Your boyfriend cheated on you with me, and contrary to popular belief, it wasn’t your fault. Our affair began when we started working together at our college. With the same schedules and working for the same boss, it was inevitable some sort of relationship would form. But I swear I never meant for it to go this far. He convinced me that you two had grown apart weeks before the eventual stolen kisses and steamy office make out sessions. And it was your fault you two had grown apart — you only worked nights, something you insisted on doing despite his argument that he would never see you. He was right, or so I had thought; it was your fault. You should have been more considerate, you should have changed your schedule to accommodate someone in your life who you supposedly loved so dearly. Right? But as time has passed I’ve been able to reflect and realize how naive I’ve been. It was you who had rent to pay — not him, who was living with his parents. Of course you worked nights — night shifts make quite a bit more money, how could you afford not to? And that’s when I realized: despite his best efforts to convince me otherwise, he was cheating on you, and it was most certainly was not your fault.
He used to complain that you were always grumpy, constantly starting fights just to bicker. And for awhile I believed him. But after a few months of our forbidden relationship I learned what a true asshole he could be. (He had warned me of this too but I chose to laugh it off). I felt as though I were constantly walking on egg shells around him — what was going to anger him this time? I realized it was him who was starting fights for the hell of it. I found myself in a constant battle to try to please him even when what it made me unhappy. And I’m sure you did too. But perhaps you are stronger than me. Perhaps instead of lying down and giving in to assure his approval you fought back, and you asserted yourself. You weren’t grumpy; you were just trying to deal with his mood swings. Eventually our strictly office romance migrated out of our work environment and into my house. That’s when things got heavier. He never saw you anymore, he attested, and it “wasn’t like you guys were sleeping together anymore.” Perhaps that was true, but I suppose I’ll never know. Even if it was true, it wasn’t your fault. And yet despite all of this, I still loved him. I was absolutely crazy about him; about the way he made me feel when things were going good. It wasn’t something I couldn’t give up so easily no matter how much I wanted to walk away.

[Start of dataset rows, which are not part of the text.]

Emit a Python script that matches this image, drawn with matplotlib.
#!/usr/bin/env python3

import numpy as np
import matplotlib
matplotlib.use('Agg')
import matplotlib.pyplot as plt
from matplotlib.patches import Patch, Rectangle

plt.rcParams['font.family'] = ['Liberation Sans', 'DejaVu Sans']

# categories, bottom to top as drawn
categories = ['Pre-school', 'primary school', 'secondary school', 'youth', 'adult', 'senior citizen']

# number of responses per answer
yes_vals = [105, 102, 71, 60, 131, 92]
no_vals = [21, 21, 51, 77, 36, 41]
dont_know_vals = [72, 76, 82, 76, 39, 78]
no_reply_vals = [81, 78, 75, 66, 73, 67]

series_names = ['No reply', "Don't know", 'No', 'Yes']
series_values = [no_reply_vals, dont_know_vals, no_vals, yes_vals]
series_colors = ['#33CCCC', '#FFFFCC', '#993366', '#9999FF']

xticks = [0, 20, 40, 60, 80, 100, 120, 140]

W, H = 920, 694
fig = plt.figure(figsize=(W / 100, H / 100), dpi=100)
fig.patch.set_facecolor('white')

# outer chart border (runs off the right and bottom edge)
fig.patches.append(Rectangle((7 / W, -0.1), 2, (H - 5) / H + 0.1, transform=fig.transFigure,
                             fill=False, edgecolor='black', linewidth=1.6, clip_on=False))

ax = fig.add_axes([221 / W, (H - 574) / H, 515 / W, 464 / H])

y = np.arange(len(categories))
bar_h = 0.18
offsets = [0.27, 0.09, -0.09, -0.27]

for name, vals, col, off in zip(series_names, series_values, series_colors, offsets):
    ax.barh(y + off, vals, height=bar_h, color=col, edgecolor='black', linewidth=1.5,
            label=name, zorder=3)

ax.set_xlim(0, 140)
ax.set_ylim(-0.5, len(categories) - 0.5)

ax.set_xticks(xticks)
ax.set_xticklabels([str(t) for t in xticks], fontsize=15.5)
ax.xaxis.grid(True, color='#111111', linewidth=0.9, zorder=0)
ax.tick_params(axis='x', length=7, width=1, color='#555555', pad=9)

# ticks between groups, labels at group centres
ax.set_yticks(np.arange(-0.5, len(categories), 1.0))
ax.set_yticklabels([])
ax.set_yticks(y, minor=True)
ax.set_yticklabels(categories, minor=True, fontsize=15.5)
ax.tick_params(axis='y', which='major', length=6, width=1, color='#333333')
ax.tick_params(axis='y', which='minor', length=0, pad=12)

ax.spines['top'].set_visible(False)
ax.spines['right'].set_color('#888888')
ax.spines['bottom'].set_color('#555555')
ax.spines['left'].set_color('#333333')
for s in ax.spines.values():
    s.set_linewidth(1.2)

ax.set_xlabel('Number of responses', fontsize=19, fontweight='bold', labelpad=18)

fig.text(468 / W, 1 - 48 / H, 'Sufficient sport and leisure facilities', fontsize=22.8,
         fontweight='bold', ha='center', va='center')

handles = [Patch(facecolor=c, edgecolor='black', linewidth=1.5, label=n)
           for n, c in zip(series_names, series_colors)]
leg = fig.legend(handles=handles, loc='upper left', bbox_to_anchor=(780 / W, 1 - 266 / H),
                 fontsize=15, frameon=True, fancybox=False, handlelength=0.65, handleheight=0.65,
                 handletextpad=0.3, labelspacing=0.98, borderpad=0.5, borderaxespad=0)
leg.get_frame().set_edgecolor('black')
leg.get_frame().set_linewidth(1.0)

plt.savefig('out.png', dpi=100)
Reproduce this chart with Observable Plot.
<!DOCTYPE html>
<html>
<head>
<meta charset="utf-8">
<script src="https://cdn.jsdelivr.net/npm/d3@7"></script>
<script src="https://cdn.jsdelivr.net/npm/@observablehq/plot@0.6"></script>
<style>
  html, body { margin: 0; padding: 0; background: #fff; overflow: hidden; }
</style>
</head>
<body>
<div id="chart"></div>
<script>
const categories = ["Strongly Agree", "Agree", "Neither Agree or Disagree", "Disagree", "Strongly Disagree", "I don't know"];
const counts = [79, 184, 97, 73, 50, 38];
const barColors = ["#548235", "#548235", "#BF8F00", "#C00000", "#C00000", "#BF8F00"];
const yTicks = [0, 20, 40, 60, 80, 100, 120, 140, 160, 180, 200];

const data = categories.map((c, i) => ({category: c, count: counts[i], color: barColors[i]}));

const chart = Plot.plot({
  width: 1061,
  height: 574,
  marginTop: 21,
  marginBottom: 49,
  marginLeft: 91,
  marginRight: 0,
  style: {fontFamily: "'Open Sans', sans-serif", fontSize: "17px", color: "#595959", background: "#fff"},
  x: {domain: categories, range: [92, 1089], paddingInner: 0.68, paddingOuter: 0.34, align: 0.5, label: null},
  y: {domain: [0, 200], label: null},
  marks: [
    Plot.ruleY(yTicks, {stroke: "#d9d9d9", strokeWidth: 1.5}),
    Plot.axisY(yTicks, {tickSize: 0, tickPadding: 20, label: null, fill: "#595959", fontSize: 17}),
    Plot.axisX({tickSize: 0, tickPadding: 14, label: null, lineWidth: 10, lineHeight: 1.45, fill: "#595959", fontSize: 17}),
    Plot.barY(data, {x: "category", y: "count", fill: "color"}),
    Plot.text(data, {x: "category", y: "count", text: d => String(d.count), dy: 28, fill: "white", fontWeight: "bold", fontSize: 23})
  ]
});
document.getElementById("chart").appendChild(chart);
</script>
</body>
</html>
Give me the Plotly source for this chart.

January came and he realized he had a decision to make: you or me. To my astonishment he chose me. At least I assumed he did, but honestly who even knows for sure? Either way, it wasn’t your fault. He was my boyfriend now and although I should have been joyful — after all, I had won the ultimate game — I wasn’t. I only met some of his family a few brief times. I never got to meet his friends because they “wouldn’t like me, they missed her.” We didn’t go out much, but instead mostly hung around my house. I didn’t care. I still loved him. I was slightly suspicious of him, but I felt I was in love, and so it continued for another three months. Another three months of an emotional roller coaster in which I felt completely adored one moment and absolutely abandoned the next. Eventually my birthday came, and after a lot of beating around the bush he announced, over text message, he wasn’t coming over. That he had thought about it and he didn’t think we should be together. He said it was because he thought I didn’t care about him, about our relationship. Despite all I had put into it. He went back to you. I lost my boyfriend to you and it wasn’t my fault. But I still didn’t give him up; he was still wanted me in a physical way and I convinced myself that was good enough. And that wasn’t your fault either.
Months later, after accidentally stumbling on your Facebook, I found a picture of you in a stunning wedding dress, with him proudly on your arm, and I realized it was time to end it. Although he had told me he wasn’t married — let alone engaged — I can’t say I was entirely shocked. I should have ran at that point. Slammed my laptop shut and never spoke to him again. I tried to put myself in your shoes; you’re probably a great person, a wonderful wife, and an excellent friend. Maybe you’re a great cook. You’re a great decorator; I’ve seen your work around your house. But these rationalizations didn’t matter because we both know I’m a weak woman at times, and my judgment is at best shitty when it comes to him. And that’s not your fault either. I often wonder if you ever found out about us before you were married. And if, even after knowing about his betrayal, you still chose to be with him. And now I wonder if you know that, despite his vows to love you for better or for worse, here we are again. Your husband is cheating on you with me, and it’s not your fault. It’s mine. It’s all mine. I can’t give him up. I’m sorry.